Strip away all the fluff in partisan debates which dominate Pakistan’s airwaves and you’ll be left with one question: should Pakistan be governed as a democracy, dictatorship or a hybrid of the two? This overwhelming question occupies so much space in the public square that it sucks the oxygen out of every other important conversation.
Take the ridiculousness of political theatre in Pakistan today. An opposition, which claims this government is selected, is now colluding with the selectors, to de-stabilise and overthrow the PM, while cloaking their political manoeuvring under the all-enveloping burqa of democracy. Like almost everything else in Pakistan, the fundamental question of democracy v. dictatorship is also subject to elite capture, with our fractured elite abusing it to secure their own moment in power, while distracting and demolishing attention from real debates about reforming the education system, structural inequality/feudalism or corruption (both by democrats and dictators).

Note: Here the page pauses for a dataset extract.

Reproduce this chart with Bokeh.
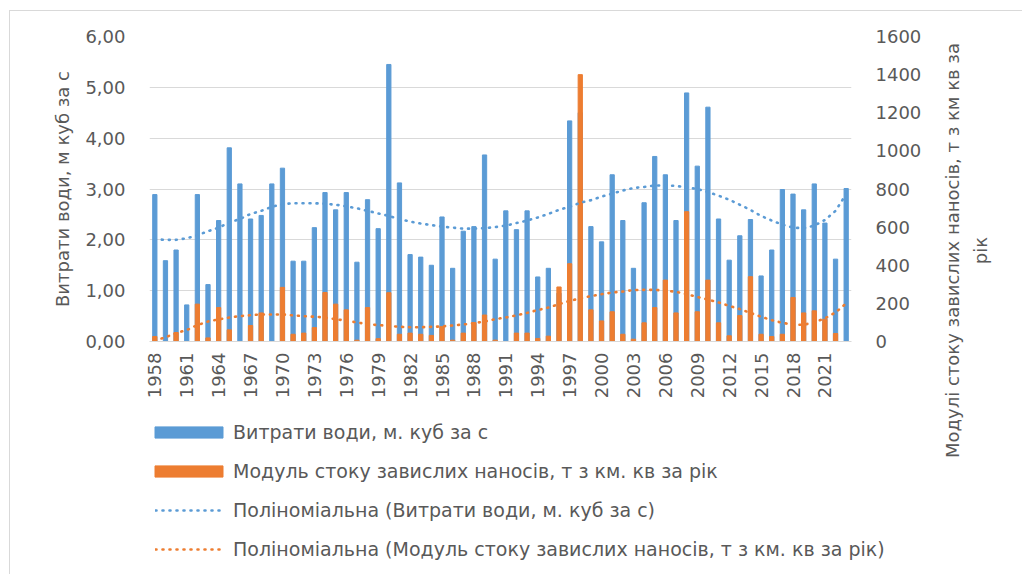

The lens through which we evaluate the democracy v. dictatorship debate — performance and outcomes — is part of the problem, not the solution. The cliché argument in Pakistan is that dictators deliver better performance (which is debatable) but outcome is the wrong yardstick to evaluate dictatorships with. This debate needs to be anchored in our values i.e. democracy is good because it enables everyone’s voices to be represented. The problem is that our champions of democracy don’t believe in democratic values either. Our biggest political parties pass down leadership as family inheritance instead of nurturing democratic values within their parties.
The democrats argue they have no choice except to hold on to power tightly when non-democratic forces can easily topple them. Also that they cannot perform and deliver, when all their attention and energy is diverted to thwart political conspiracies. Meanwhile, dictators argue they take power because the democrats aren’t delivering. It’s a classic chicken-and-egg dilemma. How do we break out of this cycle?
Short of a bloody revolution, there are no easy pathways to break this logjam. Power does not concede or show weakness out of goodness. But not even the most hardened democrats want a bloody revolution. So, where do we go from here? We muddle along, as the balance of power see-saws between democrats and dictators.
One (hopelessly) optimistic narrative is that the long arc of Pakistan’s history bends towards democracy. Unlike Syria, Iraq or Libya, no dictator can survive in Pakistan for longer than a decade because of the robustness and diversity of our civil society. A dictatorship was overdue in Pakistan after two consecutive full terms of democratic transition. Even those who argue this is a selected government, acknowledge that no dictator could simply take power overtly like before. This is convoluted, compromised progress, Pakistani style.
Another narrative is that Imran Khan will also challenge the powers that be at the end of his term or when his term is ended. If this happens (and I believe we are already seeing signs of it), the ball will be in the opposition’s court. If all political parties can unite and bargain collectively, we might just have a shot at re-balancing power and striking a new social contract. But can all our politicians put aside their own differences to fight the good fight?
This brings us to the infamous minus one formula against Imran Khan being amplified by the champions of democracy today. This same formula was used against them when they were in power. Pakistan’s democratic evolution is far from perfect, but we should build and enforce consensus on the principle: no government elected at the ballot box should be sent home before their tenure is complete. If they’re not performing well, kick them out of the ballot box. There’s no need to stab democracy from the back door.
Published in The Express Tribune, July 12th, 2020.